* **TO BE DONE**:
Begin at the line containing "Rebuild this chart" and stop at the line containing "const yTicksA = [0,50,100,150,200,250,300,350,400,450];"; copy those lines exactly, ends included, and nothing else.

○ ○ ○ ○ ○ ○ ○

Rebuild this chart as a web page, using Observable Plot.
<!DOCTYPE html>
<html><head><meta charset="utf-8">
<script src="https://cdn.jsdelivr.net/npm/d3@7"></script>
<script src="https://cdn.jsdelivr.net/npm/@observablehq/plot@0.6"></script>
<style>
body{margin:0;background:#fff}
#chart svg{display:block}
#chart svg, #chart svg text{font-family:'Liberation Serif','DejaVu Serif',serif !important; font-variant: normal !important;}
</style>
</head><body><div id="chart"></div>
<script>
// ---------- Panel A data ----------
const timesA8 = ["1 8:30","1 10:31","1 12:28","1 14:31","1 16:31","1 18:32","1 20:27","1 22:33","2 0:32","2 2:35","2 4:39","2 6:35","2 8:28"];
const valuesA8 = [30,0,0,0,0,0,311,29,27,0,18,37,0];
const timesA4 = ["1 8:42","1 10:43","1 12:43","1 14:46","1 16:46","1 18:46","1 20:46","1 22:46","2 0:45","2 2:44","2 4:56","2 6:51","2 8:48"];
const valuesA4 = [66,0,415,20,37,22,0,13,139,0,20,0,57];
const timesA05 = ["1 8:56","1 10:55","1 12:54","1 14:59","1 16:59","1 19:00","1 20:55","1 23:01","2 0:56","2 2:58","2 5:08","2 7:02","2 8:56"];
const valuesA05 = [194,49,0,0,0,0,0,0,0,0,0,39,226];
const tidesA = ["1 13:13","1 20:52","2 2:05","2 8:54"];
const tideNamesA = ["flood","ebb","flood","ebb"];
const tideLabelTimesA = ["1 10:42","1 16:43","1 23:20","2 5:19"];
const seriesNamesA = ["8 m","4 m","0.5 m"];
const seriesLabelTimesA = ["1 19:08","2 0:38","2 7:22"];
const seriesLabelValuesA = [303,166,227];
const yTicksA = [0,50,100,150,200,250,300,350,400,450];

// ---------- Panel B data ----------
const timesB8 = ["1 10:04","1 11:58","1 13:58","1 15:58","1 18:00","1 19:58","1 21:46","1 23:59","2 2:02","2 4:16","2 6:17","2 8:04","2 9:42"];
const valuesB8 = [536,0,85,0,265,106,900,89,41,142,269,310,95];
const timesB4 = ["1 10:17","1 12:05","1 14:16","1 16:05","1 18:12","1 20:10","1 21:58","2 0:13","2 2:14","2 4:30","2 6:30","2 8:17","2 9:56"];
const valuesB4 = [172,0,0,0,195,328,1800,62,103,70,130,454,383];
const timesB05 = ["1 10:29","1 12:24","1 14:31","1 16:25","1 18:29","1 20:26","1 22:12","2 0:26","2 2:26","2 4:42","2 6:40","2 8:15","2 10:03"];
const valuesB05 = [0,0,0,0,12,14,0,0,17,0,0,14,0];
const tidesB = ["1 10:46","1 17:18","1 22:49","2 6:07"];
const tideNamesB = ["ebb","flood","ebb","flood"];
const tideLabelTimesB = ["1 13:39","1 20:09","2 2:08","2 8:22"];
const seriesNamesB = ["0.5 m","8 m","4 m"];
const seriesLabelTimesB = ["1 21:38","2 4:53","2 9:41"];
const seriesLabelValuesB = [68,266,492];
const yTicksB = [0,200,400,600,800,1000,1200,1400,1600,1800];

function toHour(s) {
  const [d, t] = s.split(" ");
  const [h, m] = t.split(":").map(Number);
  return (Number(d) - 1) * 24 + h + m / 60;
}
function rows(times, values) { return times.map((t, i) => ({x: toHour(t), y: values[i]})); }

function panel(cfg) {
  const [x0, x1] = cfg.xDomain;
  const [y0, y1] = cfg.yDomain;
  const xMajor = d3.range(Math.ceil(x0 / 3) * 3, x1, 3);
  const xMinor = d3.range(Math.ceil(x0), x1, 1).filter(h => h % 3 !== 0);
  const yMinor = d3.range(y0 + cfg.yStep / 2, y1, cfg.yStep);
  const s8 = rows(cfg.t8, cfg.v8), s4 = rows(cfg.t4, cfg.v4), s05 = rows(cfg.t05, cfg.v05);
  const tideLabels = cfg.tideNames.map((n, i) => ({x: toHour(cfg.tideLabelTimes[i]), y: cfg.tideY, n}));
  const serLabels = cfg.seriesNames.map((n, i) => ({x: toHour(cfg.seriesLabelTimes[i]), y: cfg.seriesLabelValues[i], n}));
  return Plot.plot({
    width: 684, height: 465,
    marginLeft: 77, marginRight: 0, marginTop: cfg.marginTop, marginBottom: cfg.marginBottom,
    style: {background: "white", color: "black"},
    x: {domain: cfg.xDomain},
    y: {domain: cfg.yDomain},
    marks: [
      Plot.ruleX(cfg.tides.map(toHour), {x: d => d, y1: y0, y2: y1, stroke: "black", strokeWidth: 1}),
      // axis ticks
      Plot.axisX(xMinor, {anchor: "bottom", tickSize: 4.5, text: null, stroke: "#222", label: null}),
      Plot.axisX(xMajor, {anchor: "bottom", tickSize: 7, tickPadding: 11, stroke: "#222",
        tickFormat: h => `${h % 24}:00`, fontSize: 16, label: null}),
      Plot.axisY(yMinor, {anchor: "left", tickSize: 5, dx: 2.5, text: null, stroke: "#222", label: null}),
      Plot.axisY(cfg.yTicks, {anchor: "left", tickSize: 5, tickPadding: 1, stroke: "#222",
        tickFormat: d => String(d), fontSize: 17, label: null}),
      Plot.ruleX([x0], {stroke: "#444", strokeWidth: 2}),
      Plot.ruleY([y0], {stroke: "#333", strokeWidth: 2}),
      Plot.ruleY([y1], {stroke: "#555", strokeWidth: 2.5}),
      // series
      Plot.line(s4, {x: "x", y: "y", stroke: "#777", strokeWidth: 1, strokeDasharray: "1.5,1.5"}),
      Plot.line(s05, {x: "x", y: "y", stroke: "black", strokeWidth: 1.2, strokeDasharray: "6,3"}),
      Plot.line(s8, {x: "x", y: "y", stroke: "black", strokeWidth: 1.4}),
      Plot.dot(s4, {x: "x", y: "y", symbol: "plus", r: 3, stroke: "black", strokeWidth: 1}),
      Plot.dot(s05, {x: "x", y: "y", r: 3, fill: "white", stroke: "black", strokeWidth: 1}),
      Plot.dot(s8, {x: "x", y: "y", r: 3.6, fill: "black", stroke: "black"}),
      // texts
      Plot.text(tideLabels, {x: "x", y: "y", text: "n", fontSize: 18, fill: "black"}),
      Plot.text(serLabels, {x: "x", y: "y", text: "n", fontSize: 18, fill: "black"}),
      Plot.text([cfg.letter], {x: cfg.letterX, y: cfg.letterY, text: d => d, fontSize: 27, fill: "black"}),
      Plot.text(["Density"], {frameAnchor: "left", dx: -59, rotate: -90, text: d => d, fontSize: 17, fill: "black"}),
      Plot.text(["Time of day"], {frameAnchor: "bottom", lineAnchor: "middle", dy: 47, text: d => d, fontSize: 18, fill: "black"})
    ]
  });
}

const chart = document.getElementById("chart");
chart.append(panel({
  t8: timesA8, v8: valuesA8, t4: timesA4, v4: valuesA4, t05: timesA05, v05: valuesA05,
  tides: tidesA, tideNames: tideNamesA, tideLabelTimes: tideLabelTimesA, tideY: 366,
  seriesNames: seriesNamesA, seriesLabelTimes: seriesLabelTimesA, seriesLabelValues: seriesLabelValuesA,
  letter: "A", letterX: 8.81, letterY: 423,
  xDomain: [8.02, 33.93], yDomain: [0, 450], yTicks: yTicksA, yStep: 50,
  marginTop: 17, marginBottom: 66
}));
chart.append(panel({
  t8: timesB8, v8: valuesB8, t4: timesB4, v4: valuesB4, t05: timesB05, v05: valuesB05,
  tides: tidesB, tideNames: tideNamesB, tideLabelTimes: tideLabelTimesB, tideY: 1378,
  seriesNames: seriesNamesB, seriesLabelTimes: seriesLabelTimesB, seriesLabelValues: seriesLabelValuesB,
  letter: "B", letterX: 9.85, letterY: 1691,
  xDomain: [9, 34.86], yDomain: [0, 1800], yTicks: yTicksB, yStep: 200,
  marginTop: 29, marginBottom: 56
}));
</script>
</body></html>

○ ○ ○ ○ ○ ○ ○

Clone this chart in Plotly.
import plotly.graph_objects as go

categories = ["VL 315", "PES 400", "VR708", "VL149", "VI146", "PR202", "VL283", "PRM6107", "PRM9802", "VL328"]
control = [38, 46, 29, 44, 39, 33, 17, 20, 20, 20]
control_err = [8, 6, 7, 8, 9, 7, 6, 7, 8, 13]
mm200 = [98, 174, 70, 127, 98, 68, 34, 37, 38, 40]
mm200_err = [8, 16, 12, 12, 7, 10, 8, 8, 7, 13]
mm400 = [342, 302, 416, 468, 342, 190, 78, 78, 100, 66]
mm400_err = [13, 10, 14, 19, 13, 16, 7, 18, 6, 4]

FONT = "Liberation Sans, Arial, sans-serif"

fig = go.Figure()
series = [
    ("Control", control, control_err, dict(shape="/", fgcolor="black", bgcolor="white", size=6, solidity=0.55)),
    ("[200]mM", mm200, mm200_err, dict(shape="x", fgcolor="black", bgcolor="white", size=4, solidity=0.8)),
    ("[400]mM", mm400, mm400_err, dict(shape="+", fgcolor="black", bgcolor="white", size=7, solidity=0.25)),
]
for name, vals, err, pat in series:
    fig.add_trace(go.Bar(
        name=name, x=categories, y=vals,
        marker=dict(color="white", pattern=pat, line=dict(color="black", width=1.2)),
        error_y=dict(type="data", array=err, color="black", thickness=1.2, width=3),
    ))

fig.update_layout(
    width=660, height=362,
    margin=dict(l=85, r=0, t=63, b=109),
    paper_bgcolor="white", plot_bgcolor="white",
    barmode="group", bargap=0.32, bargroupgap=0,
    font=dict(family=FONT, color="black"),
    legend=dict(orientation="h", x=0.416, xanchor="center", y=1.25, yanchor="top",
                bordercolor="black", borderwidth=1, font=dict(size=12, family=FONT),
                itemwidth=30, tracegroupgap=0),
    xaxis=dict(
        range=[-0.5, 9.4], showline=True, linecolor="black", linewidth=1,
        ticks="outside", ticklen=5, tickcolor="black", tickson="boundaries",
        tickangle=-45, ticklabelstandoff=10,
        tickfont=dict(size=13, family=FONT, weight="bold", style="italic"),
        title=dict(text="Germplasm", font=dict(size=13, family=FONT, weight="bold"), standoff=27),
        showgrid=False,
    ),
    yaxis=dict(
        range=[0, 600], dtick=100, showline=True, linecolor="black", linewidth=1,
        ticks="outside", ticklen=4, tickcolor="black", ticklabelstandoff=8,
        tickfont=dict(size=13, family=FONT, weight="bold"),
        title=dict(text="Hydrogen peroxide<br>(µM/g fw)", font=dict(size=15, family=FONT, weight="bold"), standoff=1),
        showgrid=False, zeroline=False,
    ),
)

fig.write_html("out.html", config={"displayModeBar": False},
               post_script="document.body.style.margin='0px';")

○ ○ ○ ○ ○ ○ ○

* **TASK RESULT**:
Rebuild this chart as a web page, using Observable Plot.
<!DOCTYPE html>
<html><head><meta charset="utf-8">
<script src="https://cdn.jsdelivr.net/npm/d3@7"></script>
<script src="https://cdn.jsdelivr.net/npm/@observablehq/plot@0.6"></script>
<style>
body{margin:0;background:#fff}
#chart svg{display:block}
#chart svg, #chart svg text{font-family:'Liberation Serif','DejaVu Serif',serif !important; font-variant: normal !important;}
</style>
</head><body><div id="chart"></div>
<script>
// ---------- Panel A data ----------
const timesA8 = ["1 8:30","1 10:31","1 12:28","1 14:31","1 16:31","1 18:32","1 20:27","1 22:33","2 0:32","2 2:35","2 4:39","2 6:35","2 8:28"];
const valuesA8 = [30,0,0,0,0,0,311,29,27,0,18,37,0];
const timesA4 = ["1 8:42","1 10:43","1 12:43","1 14:46","1 16:46","1 18:46","1 20:46","1 22:46","2 0:45","2 2:44","2 4:56","2 6:51","2 8:48"];
const valuesA4 = [66,0,415,20,37,22,0,13,139,0,20,0,57];
const timesA05 = ["1 8:56","1 10:55","1 12:54","1 14:59","1 16:59","1 19:00","1 20:55","1 23:01","2 0:56","2 2:58","2 5:08","2 7:02","2 8:56"];
const valuesA05 = [194,49,0,0,0,0,0,0,0,0,0,39,226];
const tidesA = ["1 13:13","1 20:52","2 2:05","2 8:54"];
const tideNamesA = ["flood","ebb","flood","ebb"];
const tideLabelTimesA = ["1 10:42","1 16:43","1 23:20","2 5:19"];
const seriesNamesA = ["8 m","4 m","0.5 m"];
const seriesLabelTimesA = ["1 19:08","2 0:38","2 7:22"];
const seriesLabelValuesA = [303,166,227];
const yTicksA = [0,50,100,150,200,250,300,350,400,450];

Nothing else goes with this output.